Tooheys have been brewing Old, or something like it, since 1872. Malty, vanilla-y, and with just a hint of burnt ash and coffee, this is my favourite Australian session ale. There are two other mass-produced dark ales that run it close, but Kent Old is more like a brown ale and Carlton Black is more bitter, and both are more difficult to get on draught in Sydney (although the St Leonard’s Tavern, a short walk from my place, does serve Black). Old has become my default draught in pubs that cater for the older generation. Yes, Tooheys are now part of Lion Nathan, evil megaswill brewers, but as long as they remember at least a little bit of their history they’ll just about be ok by me.

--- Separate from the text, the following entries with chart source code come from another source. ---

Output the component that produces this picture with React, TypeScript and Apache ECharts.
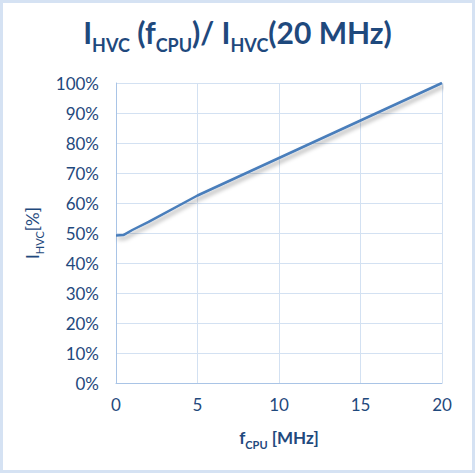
import React, { useEffect, useRef } from "react";
import * as echarts from "echarts";

const freqMHz = [0, 0.45, 1, 2, 5, 10, 15, 20];
const ratioPct = [49.2, 49.3, 51, 53.7, 62.5, 75, 87.5, 100];
const xTicks = [0, 5, 10, 15, 20];

const TEXT = "#1f497d";
const FONT = "Lato, 'Open Sans', sans-serif";

export default function App() {
  const ref = useRef<HTMLDivElement>(null);
  useEffect(() => {
    document.body.style.margin = "0";
    const chart = echarts.init(ref.current!, null, { renderer: "svg" });
    chart.setOption({
      animation: false,
      backgroundColor: "#ffffff",
      graphic: [
        {
          type: "rect",
          shape: { x: 1.5, y: 1.5, width: 472, height: 470 },
          style: { fill: "none", stroke: "#d5e2f3", lineWidth: 3 },
          silent: true,
        },
      ],
      title: {
        left: "center",
        top: 12,
        text: "{a|I}{b|HVC}{a| (f}{b|CPU}{a|)/ I}{b|HVC}{a|(20 MHz)}",
        textStyle: {
          rich: {
            a: { fontSize: 30, fontWeight: "bold", color: TEXT, fontFamily: FONT, padding: [0, 0, 7, 0], verticalAlign: "bottom" },
            b: { fontSize: 18, fontWeight: "bold", color: TEXT, fontFamily: FONT, verticalAlign: "bottom" },
          },
        },
      },
      grid: { left: 116, right: 33, top: 83, bottom: 90 },
      xAxis: {
        type: "value",
        min: 0,
        max: 20,
        interval: 5,
        name: "{a|f}{b|CPU}{a| [MHz]}",
        nameLocation: "middle",
        nameGap: 46,
        nameTextStyle: {
          rich: {
            a: { fontSize: 17, fontWeight: "bold", color: TEXT, fontFamily: FONT, padding: [0, 0, 4, 0], verticalAlign: "bottom" },
            b: { fontSize: 11, fontWeight: "bold", color: TEXT, fontFamily: FONT, verticalAlign: "bottom" },
          },
        },
        axisLine: { show: true, lineStyle: { color: "#a9c4e6", width: 1 } },
        axisTick: { show: false },
        axisLabel: {
          color: TEXT,
          fontSize: 17,
          fontFamily: FONT,
          margin: 13,
          customValues: xTicks,
        },
        splitLine: { show: true, lineStyle: { color: "#d3e1f2", width: 1 } },
      },
      yAxis: {
        type: "value",
        min: 0,
        max: 100,
        interval: 10,
        name: "{a|I}{b|HVC}{a|[%]}",
        nameLocation: "middle",
        nameGap: 45,
        nameRotate: 90,
        nameTextStyle: {
          rich: {
            a: { fontSize: 17, color: TEXT, fontFamily: FONT, padding: [0, 0, 4, 0], verticalAlign: "bottom" },
            b: { fontSize: 11, color: TEXT, fontFamily: FONT, verticalAlign: "bottom" },
          },
        },
        axisLine: { show: true, lineStyle: { color: "#a9c4e6", width: 1 } },
        axisTick: { show: false },
        axisLabel: {
          color: TEXT,
          fontSize: 17,
          fontFamily: FONT,
          margin: 17,
          formatter: "{value}%",
        },
        splitLine: { show: true, lineStyle: { color: "#d3e1f2", width: 1 } },
      },
      series: [
        {
          type: "line",
          data: freqMHz.map((f, i) => [f, ratioPct[i]]),
          showSymbol: false,
          symbol: "none",
          lineStyle: {
            color: "#4a7ebb",
            width: 2.5,
            shadowColor: "rgba(0,0,0,0.35)",
            shadowBlur: 4,
            shadowOffsetX: 2,
            shadowOffsetY: 3,
          },
        },
      ],
    });
    return () => chart.dispose();
  }, []);
  return <div ref={ref} style={{ width: 475, height: 473 }} />;
}
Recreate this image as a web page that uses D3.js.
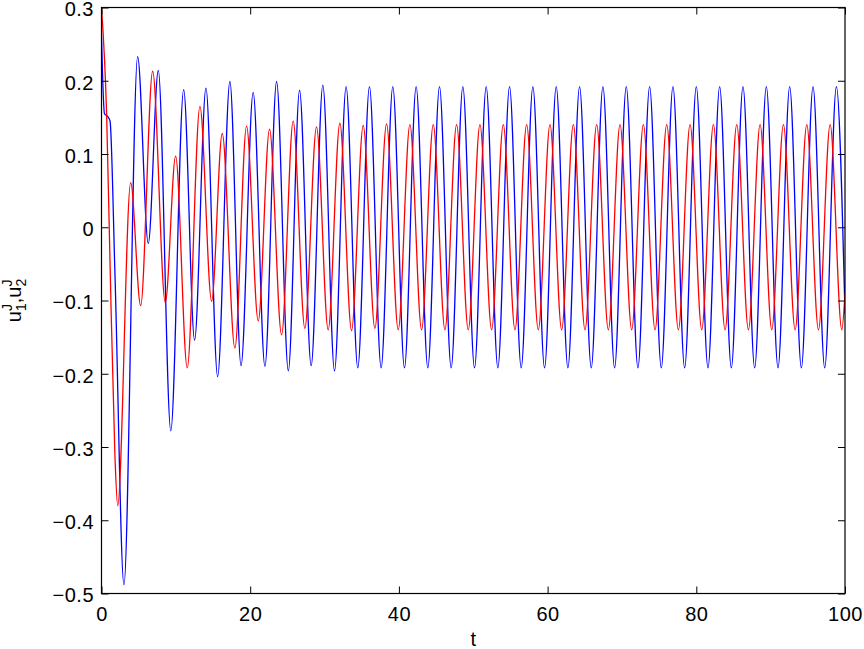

Details: These were my first draught beers of the year, drunk in two places. The first two schooners slipped down at the Coogee Legion Club. One day I’ll have to do a separate post on Retired Servicemen’s Clubs and their influence on the community in Australia: there’s nothing quite like them anywhere else. Louise and I had been swimming at Coogee and snorkelling at Clovelly (hello British readers, wiping the snow off your keyboards) and popped in here for a couple after some excellent barramundi and chips from the hilariously-titled (sarcasm) Chish and Fips on the beach.
Getting into one of these places usually entails either becoming a member (generally not that expensive, but Groucho’s rule applies) or proving that you live at least 6km away so that you can sign in as a guest, thanks to NSW’s oddly antiquated licensing laws. The guy on the desk didn’t both to ask us for any ID, which won the place a few points in my book, having had my protestations of “but I’m on holiday from England!” fall on deaf ears at the North Sydney Anzac Club a few months ago. Clearly Gallipoli is still an issue for some.
The beer selection is all the usual suspects (Louise had Resch’s) but, and here’s why we go into these places, the schooners were $3.80 each. And if I’d been a member they’d have been even cheaper.
Wanting to get away from the man/woman duo doing Lionel Richie/Fleetwood Mac covers in the corner, we slid across to the infamous Coogee Bay Hotel. Not being on the pull and not wishing to get glassed in the face, or made to eat their chocolate ice-cream, we only stayed for one and then used their bottlo to get a longneck of the beer of the evening to take home. Lovely day.